Exercise details — Answer with one number only: the number of lines that contain "this".

Data for processing —
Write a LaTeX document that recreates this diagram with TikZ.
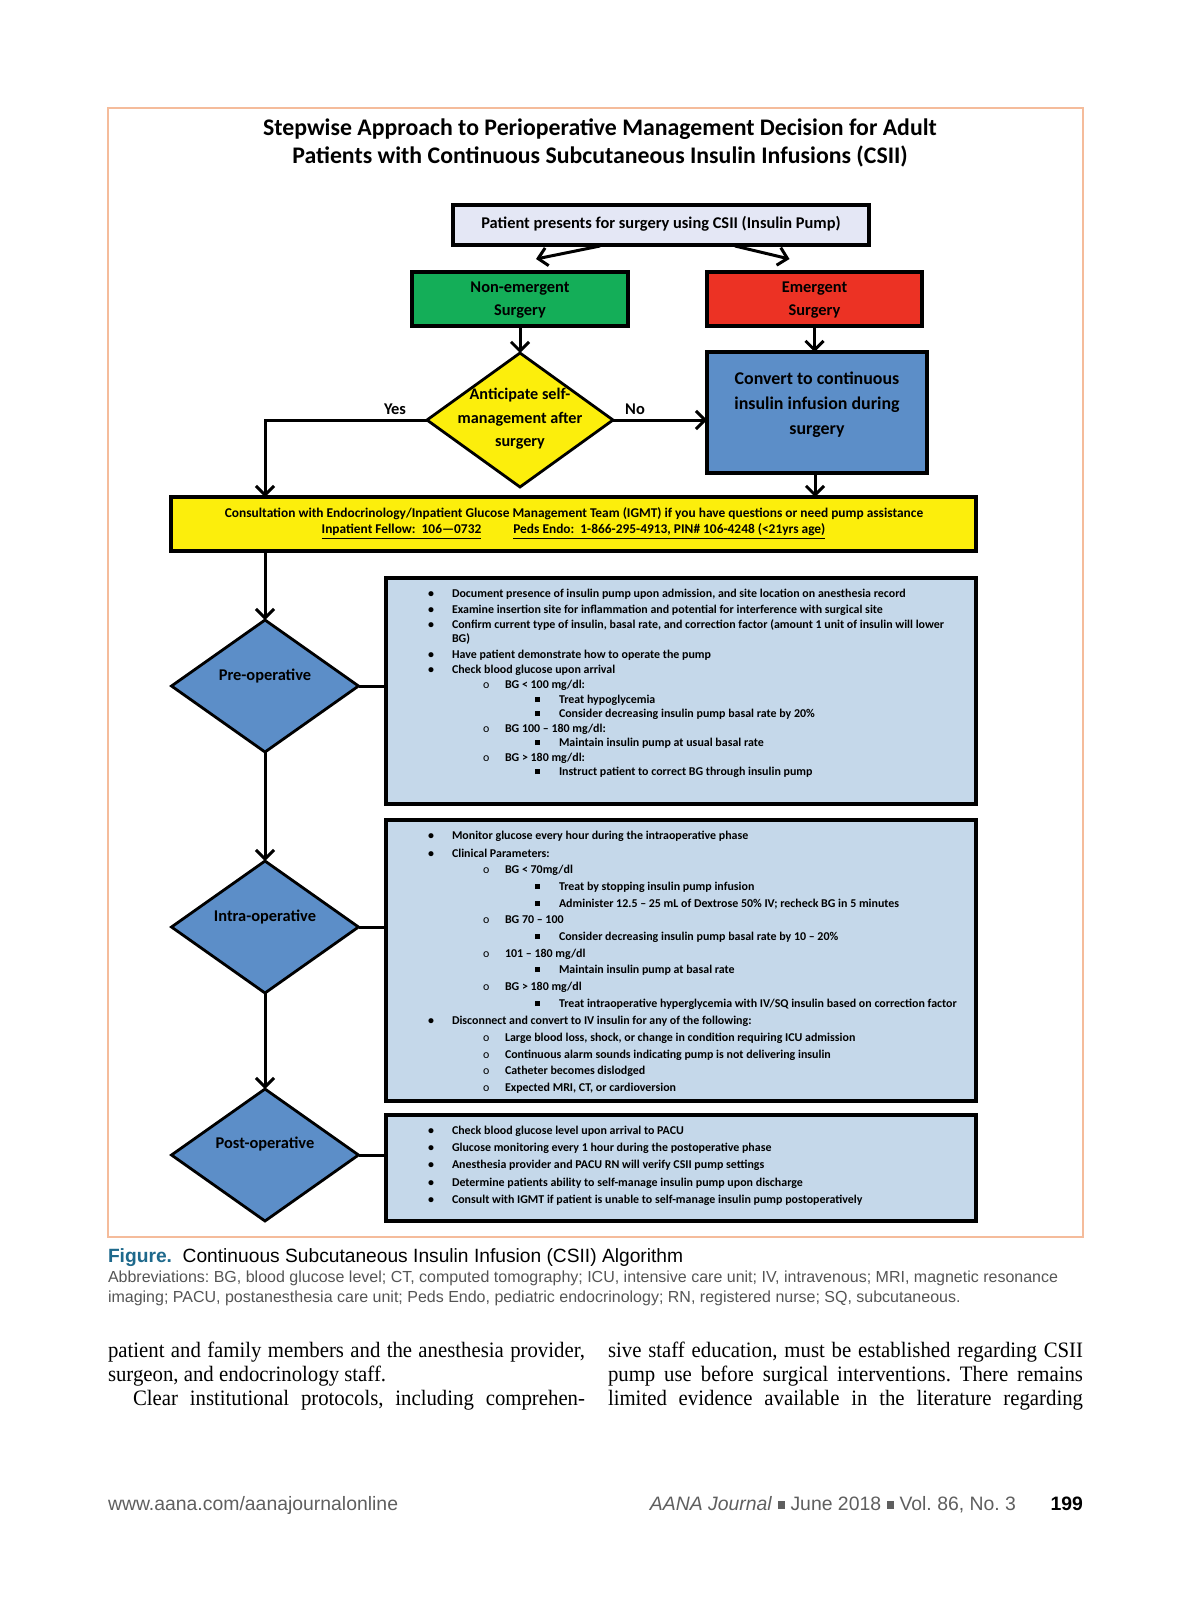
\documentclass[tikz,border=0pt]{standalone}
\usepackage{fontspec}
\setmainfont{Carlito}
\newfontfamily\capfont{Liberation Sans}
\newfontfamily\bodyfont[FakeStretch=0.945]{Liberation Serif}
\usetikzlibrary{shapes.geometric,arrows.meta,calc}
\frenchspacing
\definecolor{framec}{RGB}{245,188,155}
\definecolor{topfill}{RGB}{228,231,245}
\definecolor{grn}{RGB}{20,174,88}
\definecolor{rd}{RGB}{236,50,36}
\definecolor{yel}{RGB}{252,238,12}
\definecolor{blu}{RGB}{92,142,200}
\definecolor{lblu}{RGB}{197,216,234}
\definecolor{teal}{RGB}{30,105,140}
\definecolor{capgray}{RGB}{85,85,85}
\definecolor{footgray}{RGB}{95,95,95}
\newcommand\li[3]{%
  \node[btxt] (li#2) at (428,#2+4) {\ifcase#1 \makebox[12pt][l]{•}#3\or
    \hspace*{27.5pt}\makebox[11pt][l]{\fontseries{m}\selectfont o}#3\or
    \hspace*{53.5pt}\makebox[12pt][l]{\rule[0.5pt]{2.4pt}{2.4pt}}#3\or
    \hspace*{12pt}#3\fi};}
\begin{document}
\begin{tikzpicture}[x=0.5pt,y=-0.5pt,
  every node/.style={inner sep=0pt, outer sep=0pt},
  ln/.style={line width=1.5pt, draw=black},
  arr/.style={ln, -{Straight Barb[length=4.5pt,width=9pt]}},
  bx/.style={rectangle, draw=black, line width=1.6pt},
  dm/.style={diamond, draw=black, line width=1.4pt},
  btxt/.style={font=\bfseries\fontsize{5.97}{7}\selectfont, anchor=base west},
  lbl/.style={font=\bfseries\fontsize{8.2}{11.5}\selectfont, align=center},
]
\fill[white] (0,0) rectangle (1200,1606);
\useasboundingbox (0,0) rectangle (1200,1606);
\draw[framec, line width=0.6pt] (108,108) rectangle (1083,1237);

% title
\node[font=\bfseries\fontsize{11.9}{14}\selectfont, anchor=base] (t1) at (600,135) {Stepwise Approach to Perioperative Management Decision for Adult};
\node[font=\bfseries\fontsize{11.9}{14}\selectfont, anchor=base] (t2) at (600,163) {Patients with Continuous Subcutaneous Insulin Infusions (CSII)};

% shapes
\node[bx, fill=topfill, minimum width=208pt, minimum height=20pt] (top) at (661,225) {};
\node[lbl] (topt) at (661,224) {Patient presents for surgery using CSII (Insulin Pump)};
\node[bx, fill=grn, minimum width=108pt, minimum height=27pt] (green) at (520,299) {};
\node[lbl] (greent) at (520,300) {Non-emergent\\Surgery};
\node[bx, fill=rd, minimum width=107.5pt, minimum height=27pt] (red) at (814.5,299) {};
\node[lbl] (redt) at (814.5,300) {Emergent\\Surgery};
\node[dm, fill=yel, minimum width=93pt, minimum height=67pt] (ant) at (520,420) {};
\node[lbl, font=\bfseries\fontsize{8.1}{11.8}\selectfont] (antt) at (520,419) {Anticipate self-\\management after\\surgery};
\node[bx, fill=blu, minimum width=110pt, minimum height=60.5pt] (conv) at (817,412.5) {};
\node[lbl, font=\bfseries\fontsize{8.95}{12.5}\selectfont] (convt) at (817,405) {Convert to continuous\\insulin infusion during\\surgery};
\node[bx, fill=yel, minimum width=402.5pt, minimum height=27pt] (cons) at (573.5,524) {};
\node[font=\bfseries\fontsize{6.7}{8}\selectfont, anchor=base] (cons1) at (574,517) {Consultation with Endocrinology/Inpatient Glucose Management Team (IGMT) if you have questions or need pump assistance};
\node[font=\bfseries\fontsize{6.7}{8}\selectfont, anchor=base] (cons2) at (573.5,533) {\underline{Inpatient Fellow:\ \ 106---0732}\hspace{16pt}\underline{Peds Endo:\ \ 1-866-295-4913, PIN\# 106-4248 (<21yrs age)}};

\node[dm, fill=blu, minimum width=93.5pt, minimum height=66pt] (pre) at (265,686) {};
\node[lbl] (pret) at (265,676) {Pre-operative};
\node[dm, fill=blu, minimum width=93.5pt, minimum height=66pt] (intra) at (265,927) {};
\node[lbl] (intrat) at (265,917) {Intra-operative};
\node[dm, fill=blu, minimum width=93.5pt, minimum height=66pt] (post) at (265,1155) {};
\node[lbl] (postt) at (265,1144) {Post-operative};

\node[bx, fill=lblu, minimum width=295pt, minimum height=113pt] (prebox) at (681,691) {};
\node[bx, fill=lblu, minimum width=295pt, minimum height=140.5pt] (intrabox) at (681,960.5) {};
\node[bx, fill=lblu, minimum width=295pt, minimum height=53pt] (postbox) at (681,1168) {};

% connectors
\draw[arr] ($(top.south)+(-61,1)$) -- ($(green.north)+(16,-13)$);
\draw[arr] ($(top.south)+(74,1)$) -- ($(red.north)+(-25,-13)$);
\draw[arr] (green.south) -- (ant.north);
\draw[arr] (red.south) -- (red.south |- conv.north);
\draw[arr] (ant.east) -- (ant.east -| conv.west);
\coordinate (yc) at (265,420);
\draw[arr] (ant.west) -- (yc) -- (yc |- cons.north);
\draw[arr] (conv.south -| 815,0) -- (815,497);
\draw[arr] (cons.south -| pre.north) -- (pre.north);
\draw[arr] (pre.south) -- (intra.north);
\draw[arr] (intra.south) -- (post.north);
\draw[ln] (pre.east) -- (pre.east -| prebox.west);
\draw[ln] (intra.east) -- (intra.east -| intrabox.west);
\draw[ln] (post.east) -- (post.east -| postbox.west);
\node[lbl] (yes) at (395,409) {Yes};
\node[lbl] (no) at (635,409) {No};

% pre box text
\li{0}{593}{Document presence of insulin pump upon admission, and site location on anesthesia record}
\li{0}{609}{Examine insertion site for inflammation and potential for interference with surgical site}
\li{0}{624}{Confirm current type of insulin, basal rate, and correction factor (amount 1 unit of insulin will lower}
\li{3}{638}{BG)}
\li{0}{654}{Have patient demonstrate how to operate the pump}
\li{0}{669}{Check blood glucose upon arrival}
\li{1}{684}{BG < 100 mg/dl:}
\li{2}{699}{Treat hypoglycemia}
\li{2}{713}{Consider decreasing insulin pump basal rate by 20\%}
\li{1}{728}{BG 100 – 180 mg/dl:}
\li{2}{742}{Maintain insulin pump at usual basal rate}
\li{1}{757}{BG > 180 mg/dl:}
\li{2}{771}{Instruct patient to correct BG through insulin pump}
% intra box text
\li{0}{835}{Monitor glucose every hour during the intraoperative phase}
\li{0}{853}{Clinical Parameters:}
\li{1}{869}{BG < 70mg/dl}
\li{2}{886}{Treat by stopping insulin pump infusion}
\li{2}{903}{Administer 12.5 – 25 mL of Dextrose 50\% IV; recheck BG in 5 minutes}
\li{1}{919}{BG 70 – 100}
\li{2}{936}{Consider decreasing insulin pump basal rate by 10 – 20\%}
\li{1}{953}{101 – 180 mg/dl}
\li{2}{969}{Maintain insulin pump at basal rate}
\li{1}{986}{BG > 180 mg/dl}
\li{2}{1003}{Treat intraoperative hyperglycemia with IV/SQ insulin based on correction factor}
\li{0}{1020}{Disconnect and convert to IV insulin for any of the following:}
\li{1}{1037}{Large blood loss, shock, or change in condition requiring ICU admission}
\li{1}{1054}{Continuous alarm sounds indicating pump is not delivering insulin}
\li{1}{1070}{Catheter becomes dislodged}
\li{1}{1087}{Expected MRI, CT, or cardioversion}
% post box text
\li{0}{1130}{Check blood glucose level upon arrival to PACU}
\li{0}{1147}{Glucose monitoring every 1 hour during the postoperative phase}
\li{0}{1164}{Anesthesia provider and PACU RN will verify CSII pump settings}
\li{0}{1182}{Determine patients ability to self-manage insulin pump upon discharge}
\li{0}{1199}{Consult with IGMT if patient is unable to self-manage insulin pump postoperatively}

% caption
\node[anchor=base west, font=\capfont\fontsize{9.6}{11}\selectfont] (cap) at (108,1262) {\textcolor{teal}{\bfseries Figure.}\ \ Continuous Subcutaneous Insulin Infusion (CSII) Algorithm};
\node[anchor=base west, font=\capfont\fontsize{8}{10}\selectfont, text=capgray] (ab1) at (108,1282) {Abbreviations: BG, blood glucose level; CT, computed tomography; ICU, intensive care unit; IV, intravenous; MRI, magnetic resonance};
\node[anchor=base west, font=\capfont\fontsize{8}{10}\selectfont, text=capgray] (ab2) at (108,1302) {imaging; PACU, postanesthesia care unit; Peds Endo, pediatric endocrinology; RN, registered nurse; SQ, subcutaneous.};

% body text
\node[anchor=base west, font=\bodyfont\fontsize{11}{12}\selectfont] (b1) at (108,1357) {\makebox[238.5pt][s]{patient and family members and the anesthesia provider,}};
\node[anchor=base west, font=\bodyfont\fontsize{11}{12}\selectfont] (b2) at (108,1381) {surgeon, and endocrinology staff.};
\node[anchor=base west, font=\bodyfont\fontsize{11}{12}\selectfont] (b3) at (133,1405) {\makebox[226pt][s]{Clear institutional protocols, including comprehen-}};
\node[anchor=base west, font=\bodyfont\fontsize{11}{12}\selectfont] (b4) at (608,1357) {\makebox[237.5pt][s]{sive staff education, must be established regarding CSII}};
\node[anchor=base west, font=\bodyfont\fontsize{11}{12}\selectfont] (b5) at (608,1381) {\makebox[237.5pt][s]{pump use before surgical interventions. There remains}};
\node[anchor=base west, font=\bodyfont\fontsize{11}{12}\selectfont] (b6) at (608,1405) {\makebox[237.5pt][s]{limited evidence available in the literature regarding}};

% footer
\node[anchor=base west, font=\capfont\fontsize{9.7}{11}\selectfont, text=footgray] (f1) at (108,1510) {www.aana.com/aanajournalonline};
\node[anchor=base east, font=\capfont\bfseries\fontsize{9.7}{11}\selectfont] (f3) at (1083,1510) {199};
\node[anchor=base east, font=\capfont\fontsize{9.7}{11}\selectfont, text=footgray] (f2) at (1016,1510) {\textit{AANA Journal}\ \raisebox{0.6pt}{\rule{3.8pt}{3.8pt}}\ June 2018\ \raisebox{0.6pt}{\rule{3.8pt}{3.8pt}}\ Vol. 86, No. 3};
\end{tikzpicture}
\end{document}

* * *

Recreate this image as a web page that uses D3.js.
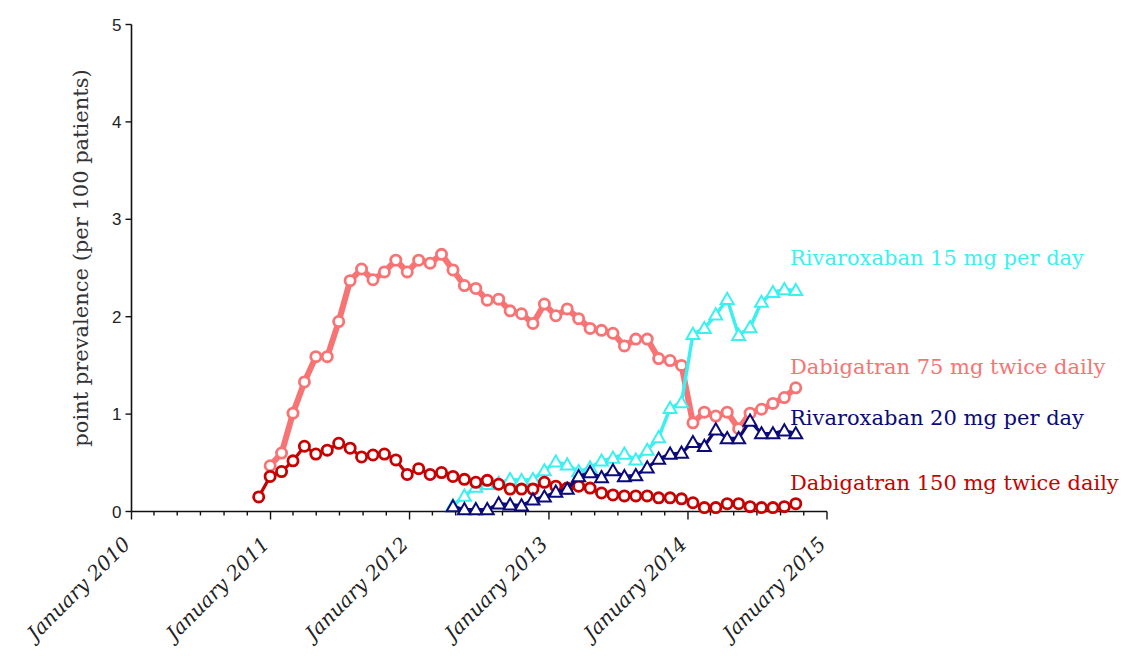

Answer in full — 2